Despite proven links to cancer, a ban in the European Union and restrictions in the United States, industry lobbyists have ensured that asbestos is still selling like hotcakes in the developing world, a report said Wednesday.
An investigation conducted by the International Consortium of Investigative Journalists and the BBC found that the asbestos industry has ignored waves of asbestos-related disease around the world that have led to bans or restrictions in 52 countries, and continues to ply the mineral in developing nations.
More than half of the two million metric tonnes of asbestos that were mined worldwide in 2009 was exported to developing countries like India and Mexico, where demand is high for cheap building materials, the report said.
Most of the asbestos sold in those countries is used in cement for corrugated roofing, in water pipes and for home construction.
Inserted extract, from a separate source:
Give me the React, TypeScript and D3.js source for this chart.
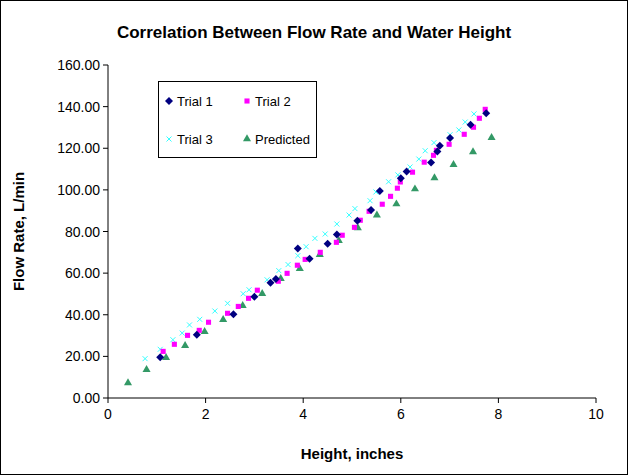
import * as d3 from 'd3';

const trial1X = [1.07, 1.82, 2.57, 3.0, 3.33, 3.44, 3.89, 4.13, 4.5, 4.69, 5.11, 5.39, 5.57, 6.0, 6.12, 6.62, 6.75, 6.8, 7.01, 7.43, 7.75];
const trial1Y = [19.6, 30.4, 40.2, 48.7, 55.4, 57.2, 71.8, 66.9, 74.1, 78.5, 85.2, 90.3, 99.5, 105.6, 108.8, 113.1, 118.4, 121.2, 124.9, 131.3, 136.8];
const trial2X = [1.13, 1.36, 1.63, 1.87, 2.06, 2.45, 2.67, 2.88, 3.06, 3.49, 3.67, 3.88, 4.04, 4.35, 4.68, 4.8, 5.05, 5.17, 5.35, 5.62, 5.79, 5.93, 5.99, 6.24, 6.48, 6.67, 6.73, 6.99, 7.3, 7.49, 7.61, 7.73];
const trial2Y = [22.4, 25.8, 30.1, 32.5, 36.4, 40.7, 44.0, 47.9, 51.8, 56.1, 59.9, 63.8, 66.6, 70.0, 74.8, 78.2, 82.0, 85.4, 89.7, 93.1, 96.9, 100.8, 103.8, 108.5, 113.3, 116.6, 119.0, 121.9, 126.7, 130.1, 134.4, 138.7];
const trial3X = [0.76, 1.07, 1.33, 1.52, 1.67, 1.88, 2.19, 2.45, 2.77, 2.89, 3.26, 3.5, 3.69, 3.89, 4.06, 4.24, 4.45, 4.69, 4.94, 5.06, 5.37, 5.49, 5.75, 5.94, 6.19, 6.37, 6.5, 6.68, 7.01, 7.19, 7.32, 7.5];
const trial3Y = [18.9, 23.4, 28.0, 31.2, 35.1, 37.8, 41.8, 45.5, 50.1, 52.0, 56.8, 61.2, 64.1, 68.4, 72.7, 76.7, 78.8, 83.6, 87.9, 91.0, 94.8, 99.0, 103.9, 107.2, 111.0, 114.8, 118.8, 122.7, 126.5, 128.8, 132.6, 136.5];
const predX = [0.41, 0.79, 1.19, 1.58, 1.98, 2.36, 2.76, 3.16, 3.54, 3.93, 4.34, 4.73, 5.12, 5.51, 5.91, 6.29, 6.69, 7.08, 7.48, 7.86];
const predY = [7.2, 13.6, 19.4, 25.1, 31.9, 37.6, 44.4, 50.1, 57.3, 62.1, 68.9, 75.6, 81.7, 87.9, 93.2, 100.4, 105.7, 112.1, 118.2, 125.1];
const xTicks = [0, 2, 4, 6, 8, 10];
const yTicks = [0, 20, 40, 60, 80, 100, 120, 140, 160];

const W = 629, H = 476;
const x = d3.scaleLinear().domain([0, 10]).range([108, 596]);
const y = d3.scaleLinear().domain([0, 160]).range([398, 65]);
const font = 'Arial, "Liberation Sans", sans-serif';

const diamond = 'M0,-4L4,0L0,4L-4,0Z';
const square = d3.symbol(d3.symbolSquare, 26)()!;
const triangle = d3.symbol(d3.symbolTriangle, 28)()!;

function Cross({ cx, cy }: { cx: number; cy: number }) {
  return (
    <g transform={`translate(${cx},${cy})`} stroke="#33ffff" strokeWidth={1}>
      <line x1={-2.5} y1={-2.5} x2={2.5} y2={2.5} />
      <line x1={-2.5} y1={2.5} x2={2.5} y2={-2.5} />
    </g>
  );
}

export default function App() {
  return (
    <svg width={W} height={H} style={{ position: 'absolute', left: 0, top: 0 }}>
      <rect x={0.5} y={0.5} width={W - 2} height={H - 2} fill="white" stroke="black" />
      <text x={314} y={38} textAnchor="middle" fontFamily={font} fontWeight="bold" fontSize={17}>
        Correlation Between Flow Rate and Water Height
      </text>
      <line x1={x(0)} y1={y(0)} x2={x(10)} y2={y(0)} stroke="black" />
      <line x1={x(0)} y1={y(0)} x2={x(0)} y2={y(160)} stroke="black" />
      {xTicks.map(t => (
        <g key={t}>
          <line x1={x(t)} x2={x(t)} y1={y(0)} y2={y(0) + 5} stroke="black" />
          <text x={x(t)} y={y(0) + 21} textAnchor="middle" fontFamily={font} fontSize={14}>{t}</text>
        </g>
      ))}
      {yTicks.map(t => (
        <g key={t}>
          <line x1={x(0) - 5} x2={x(0)} y1={y(t)} y2={y(t)} stroke="black" />
          <text x={x(0) - 8} y={y(t) + 5} textAnchor="end" fontFamily={font} fontSize={14}>{d3.format('.2f')(t)}</text>
        </g>
      ))}
      <text x={352} y={459} textAnchor="middle" fontFamily={font} fontWeight="bold" fontSize={15}>Height, inches</text>
      <text transform={`translate(24,${(y(0) + y(160)) / 2}) rotate(-90)`} textAnchor="middle" fontFamily={font} fontWeight="bold" fontSize={15}>Flow Rate, L/min</text>
      {trial3X.map((v, i) => <Cross key={'c' + i} cx={x(v)} cy={y(trial3Y[i])} />)}
      {predX.map((v, i) => <path key={'p' + i} d={triangle} fill="#339966" transform={`translate(${x(v)},${y(predY[i])})`} />)}
      {trial2X.map((v, i) => <path key={'s' + i} d={square} fill="#ff00ff" transform={`translate(${x(v)},${y(trial2Y[i])})`} />)}
      {trial1X.map((v, i) => <path key={'d' + i} d={diamond} fill="#000080" transform={`translate(${x(v)},${y(trial1Y[i])})`} />)}
      <rect x={158.5} y={81.5} width={158} height={76} fill="white" stroke="black" />
      <path d={diamond} fill="#000080" transform="translate(169,101)" />
      <text x={177} y={106} fontFamily={font} fontSize={13}>Trial 1</text>
      <path d={square} fill="#ff00ff" transform="translate(247,101)" />
      <text x={255} y={106} fontFamily={font} fontSize={13}>Trial 2</text>
      <Cross cx={169} cy={139} />
      <text x={177} y={144} fontFamily={font} fontSize={13}>Trial 3</text>
      <path d={triangle} fill="#339966" transform="translate(247,139)" />
      <text x={255} y={144} fontFamily={font} fontSize={13}>Predicted</text>
    </svg>
  );
}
The asbestos industry's growth has been fueled by "a marketing campaign involving a global network of industry groups led by the Canadian-government-backed Chrysotile Institute," said David Kaplan, director of the ICIJ.
Chrysotile is another name for white asbestos, the most common form of the mineral.
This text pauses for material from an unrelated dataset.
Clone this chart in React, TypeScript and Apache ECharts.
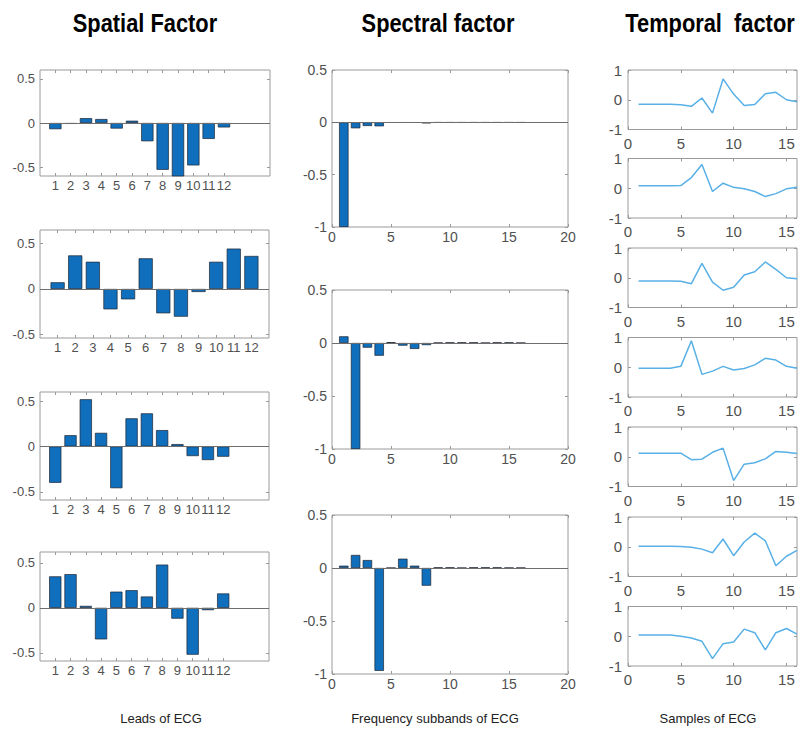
import React, { useEffect, useRef } from "react";
import * as echarts from "echarts";

// ---- data ----
const leads = [1, 2, 3, 4, 5, 6, 7, 8, 9, 10, 11, 12];
const spatial1 = [-0.07, -0.01, 0.055, 0.045, -0.063, 0.026, -0.207, -0.53, -0.62, -0.48, -0.18, -0.05];
const spatial2 = [0.074, 0.37, 0.3, -0.224, -0.114, 0.338, -0.268, -0.305, -0.033, 0.3, 0.445, 0.364];
const spatial3 = [-0.4, 0.124, 0.52, 0.15, -0.46, 0.31, 0.365, 0.18, 0.026, -0.106, -0.15, -0.113];
const spatial4 = [0.35, 0.374, 0.022, -0.35, 0.18, 0.196, 0.126, 0.48, -0.12, -0.52, -0.026, 0.16];

const subbands = [1, 2, 3, 4, 5, 6, 7, 8, 9, 10, 11, 12, 13, 14, 15, 16];
const spectral1 = [-1.0, -0.057, -0.035, -0.038, -0.003, -0.003, -0.003, -0.01, -0.002, -0.002, -0.002, -0.002, -0.002, -0.002, -0.002, -0.002];
const spectral2 = [0.063, -1.0, -0.044, -0.12, 0.008, -0.025, -0.056, -0.02, 0.002, 0.005, 0.005, 0.005, 0.001, 0.005, 0.005, 0.001];
const spectral3 = [0.022, 0.123, 0.075, -0.97, 0.001, 0.088, 0.022, -0.167, 0.005, 0.005, 0.001, 0.005, 0.005, 0.005, 0.002, 0.002];

const samples = [1, 2, 3, 4, 5, 6, 7, 8, 9, 10, 11, 12, 13, 14, 15, 16];
const temporal1 = [-0.15, -0.15, -0.15, -0.15, -0.17, -0.22, 0.06, -0.45, 0.7, 0.19, -0.19, -0.16, 0.2, 0.25, 0.0, -0.07];
const temporal2 = [0.08, 0.08, 0.08, 0.08, 0.09, 0.36, 0.8, -0.11, 0.17, 0.03, -0.02, -0.11, -0.28, -0.18, -0.02, 0.03];
const temporal3 = [-0.11, -0.11, -0.11, -0.11, -0.12, -0.2, 0.48, -0.15, -0.42, -0.32, 0.09, 0.2, 0.53, 0.28, 0.0, -0.03];
const temporal4 = [-0.03, -0.03, -0.03, -0.03, 0.03, 0.89, -0.24, -0.13, 0.03, -0.09, -0.04, 0.08, 0.3, 0.24, 0.03, -0.03];
const temporal5 = [0.12, 0.12, 0.12, 0.12, 0.12, -0.1, -0.08, 0.15, 0.29, -0.8, -0.25, -0.2, -0.07, 0.18, 0.15, 0.11];
const temporal6 = [0.02, 0.02, 0.02, 0.02, 0.01, -0.02, -0.08, -0.2, 0.26, -0.3, 0.16, 0.46, 0.2, -0.64, -0.32, -0.12];
const temporal7 = [0.04, 0.04, 0.04, 0.04, 0.0, -0.06, -0.17, -0.75, -0.25, -0.19, 0.24, 0.12, -0.46, 0.12, 0.26, 0.07];

const spatialTicksY = [-0.5, 0, 0.5];
const spectralTicksX = [0, 5, 10, 15, 20];
const spectralTicksY = [-1, -0.5, 0, 0.5];
const temporalTicksX = [0, 5, 10, 15];
const temporalTicksY = [-1, 0, 1];

const columnTitles = ["Spatial Factor", "Spectral factor", "Temporal  factor"];
const columnLabels = ["Leads of ECG", "Frequency subbands of ECG", "Samples of ECG"];

// ---- layout & style ----
const W = 803;
const H = 735;
const BAR = "#0f6fbd";
const BAR_EDGE = "#1c2430";
const LINE = "#58b0e6";
const AXIS = "#9a9a9a";
const TICK_TEXT = "#505050";
const FONT = "'Liberation Sans', Arial, Helvetica, sans-serif";

type Panel = {
  left: number;
  top: number;
  width: number;
  height: number;
  xMin: number;
  xMax: number;
  yMin: number;
  yMax: number;
};

const spatialPanels: Panel[] = [
  { left: 40, top: 70, width: 230, height: 106, xMin: 0, xMax: 15, yMin: -0.6, yMax: 0.6 },
  { left: 40, top: 230, width: 229, height: 108, xMin: 0, xMax: 13, yMin: -0.54, yMax: 0.65 },
  { left: 40, top: 392, width: 229, height: 108, xMin: 0, xMax: 15, yMin: -0.59, yMax: 0.6 },
  { left: 40, top: 552, width: 229, height: 109, xMin: 0, xMax: 15, yMin: -0.59, yMax: 0.62 },
];
const spectralPanels: Panel[] = [
  { left: 332, top: 70, width: 236, height: 157, xMin: 0, xMax: 20, yMin: -1, yMax: 0.5 },
  { left: 332, top: 290, width: 236, height: 159, xMin: 0, xMax: 20, yMin: -1, yMax: 0.5 },
  { left: 332, top: 515, width: 236, height: 159, xMin: 0, xMax: 20, yMin: -1, yMax: 0.5 },
];
const temporalTops = [70, 158.5, 248, 337.5, 427, 517, 606.5];
const temporalPanels: Panel[] = temporalTops.map((t) => ({
  left: 628,
  top: t,
  width: 169,
  height: 59.5,
  xMin: 0,
  xMax: 16,
  yMin: -1,
  yMax: 1,
}));

type TickSpec = {
  xTicks: number[];
  yTicks: number[];
  fontSize: number;
  xMargin: number;
  yMargin: number;
};

function buildOption() {
  const grid: any[] = [];
  const xAxis: any[] = [];
  const yAxis: any[] = [];
  const series: any[] = [];

  const tickStyle = { color: AXIS, width: 1 };
  const noLine = { show: false, onZero: false };

  function addPanel(p: Panel, t: TickSpec) {
    const gi = grid.length;
    grid.push({
      left: p.left,
      top: p.top,
      width: p.width,
      height: p.height,
      show: true,
      borderColor: AXIS,
      borderWidth: 1,
      backgroundColor: "#ffffff",
    });
    const xi = xAxis.length;
    const yi = yAxis.length;
    const labelText = { color: TICK_TEXT, fontSize: t.fontSize, fontFamily: FONT };
    // bottom + top x axes, left + right y axes: inward ticks on all four sides of the box
    xAxis.push({
      gridIndex: gi,
      type: "value",
      position: "bottom",
      min: p.xMin,
      max: p.xMax,
      axisLine: noLine,
      splitLine: { show: false },
      axisTick: { show: true, inside: true, length: 3, customValues: t.xTicks, lineStyle: tickStyle },
      axisLabel: { show: true, customValues: t.xTicks, margin: t.xMargin, ...labelText },
    });
    xAxis.push({
      gridIndex: gi,
      type: "value",
      position: "top",
      min: p.xMin,
      max: p.xMax,
      axisLine: noLine,
      splitLine: { show: false },
      axisTick: { show: true, inside: true, length: 3, customValues: t.xTicks, lineStyle: tickStyle },
      axisLabel: { show: false },
    });
    yAxis.push({
      gridIndex: gi,
      type: "value",
      position: "left",
      min: p.yMin,
      max: p.yMax,
      axisLine: noLine,
      splitLine: { show: false },
      axisTick: { show: true, inside: true, length: 3, customValues: t.yTicks, lineStyle: tickStyle },
      axisLabel: { show: true, customValues: t.yTicks, margin: t.yMargin, ...labelText },
    });
    yAxis.push({
      gridIndex: gi,
      type: "value",
      position: "right",
      min: p.yMin,
      max: p.yMax,
      axisLine: noLine,
      splitLine: { show: false },
      axisTick: { show: true, inside: true, length: 3, customValues: t.yTicks, lineStyle: tickStyle },
      axisLabel: { show: false },
    });
    return { xi, yi, p };
  }

  function addBars(a: { xi: number; yi: number; p: Panel }, xs: number[], ys: number[]) {
    const pxPerUnit = a.p.width / (a.p.xMax - a.p.xMin);
    series.push({
      type: "bar",
      xAxisIndex: a.xi,
      yAxisIndex: a.yi,
      data: xs.map((x, i) => [x, ys[i]]),
      barWidth: pxPerUnit * 0.8,
      itemStyle: { color: BAR, borderColor: BAR_EDGE, borderWidth: 0.7 },
      silent: true,
      markLine: {
        silent: true,
        symbol: ["none", "none"],
        label: { show: false },
        lineStyle: { color: "#6e6e6e", type: "solid", width: 1 },
        data: [{ yAxis: 0 }],
      },
    });
  }

  function addLine(a: { xi: number; yi: number; p: Panel }, xs: number[], ys: number[]) {
    series.push({
      type: "line",
      xAxisIndex: a.xi,
      yAxisIndex: a.yi,
      data: xs.map((x, i) => [x, ys[i]]),
      showSymbol: false,
      symbol: "none",
      lineStyle: { color: LINE, width: 1.5 },
      silent: true,
    });
  }

  const spatialData = [spatial1, spatial2, spatial3, spatial4];
  spatialPanels.forEach((p, i) => {
    const a = addPanel(p, { xTicks: leads, yTicks: spatialTicksY, fontSize: 13, xMargin: 3, yMargin: 5 });
    addBars(a, leads, spatialData[i]);
  });

  const spectralData = [spectral1, spectral2, spectral3];
  spectralPanels.forEach((p, i) => {
    const a = addPanel(p, { xTicks: spectralTicksX, yTicks: spectralTicksY, fontSize: 14, xMargin: 3, yMargin: 5 });
    addBars(a, subbands, spectralData[i]);
  });

  const temporalData = [temporal1, temporal2, temporal3, temporal4, temporal5, temporal6, temporal7];
  temporalPanels.forEach((p, i) => {
    const a = addPanel(p, { xTicks: temporalTicksX, yTicks: temporalTicksY, fontSize: 15, xMargin: 6, yMargin: 6 });
    addLine(a, samples, temporalData[i]);
  });

  const titleX = [145, 438, 710];
  const labelX = [161, 435, 708];
  const graphic: any[] = [];
  columnTitles.forEach((t, i) => {
    graphic.push({
      type: "text",
      x: titleX[i],
      y: 23,
      scaleX: 0.84,
      silent: true,
      style: {
        text: t,
        textAlign: "center",
        textVerticalAlign: "middle",
        align: "center",
        verticalAlign: "middle",
        fill: "#000000",
        fontSize: 26,
        fontWeight: "bold",
        fontFamily: FONT,
      },
    });
  });
  columnLabels.forEach((t, i) => {
    graphic.push({
      type: "text",
      x: labelX[i],
      y: 718,
      silent: true,
      style: {
        text: t,
        textAlign: "center",
        textVerticalAlign: "middle",
        align: "center",
        verticalAlign: "middle",
        fill: "#222222",
        fontSize: 13,
        fontFamily: FONT,
      },
    });
  });

  return {
    animation: false,
    backgroundColor: "#ffffff",
    grid,
    xAxis,
    yAxis,
    series,
    graphic,
  };
}

export default function App() {
  const ref = useRef<HTMLDivElement>(null);
  useEffect(() => {
    if (!ref.current) return;
    const chart = echarts.init(ref.current, undefined, { renderer: "svg", width: W, height: H });
    chart.setOption(buildOption() as any);
    return () => chart.dispose();
  }, []);
  return (
    <div
      ref={ref}
      style={{ position: "absolute", left: 0, top: 0, width: W, height: H, background: "#ffffff" }}
    />
  );
}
The asbestos industry has spent "nearly 100 million dollars US in public and private monies since the mid-1980s to keep asbestos in commerce," said Kaplan.
"We found institutes and trade centers in Montreal, Mexico City, New Delhi and elsewhere that are sharing information and coordinating public relations initiatives to promote the 'controlled use' of chrysotile or white asbestos which is the only form of the mineral used today," Kaplan said.
Lax safety regulations in developing nations and increasing exposure of workers to asbestos are likely to lead to epidemics of asbestos-related diseases within the next decade, the report warned.
And the biggest users, China and India, will be hit hardest by the mineral's devastating health effects, said Kaplan.
Researchers in India have estimated that deaths from asbestos-related cancers could reach one million in developing nations by 2020, while an Australian researcher has predicted five to 10 million deaths from cancers caused by asbestos exposure by 2030.
Currently, the death toll from asbestos-related diseases is estimated by the International Labor Organization to be 100,000 worldwide.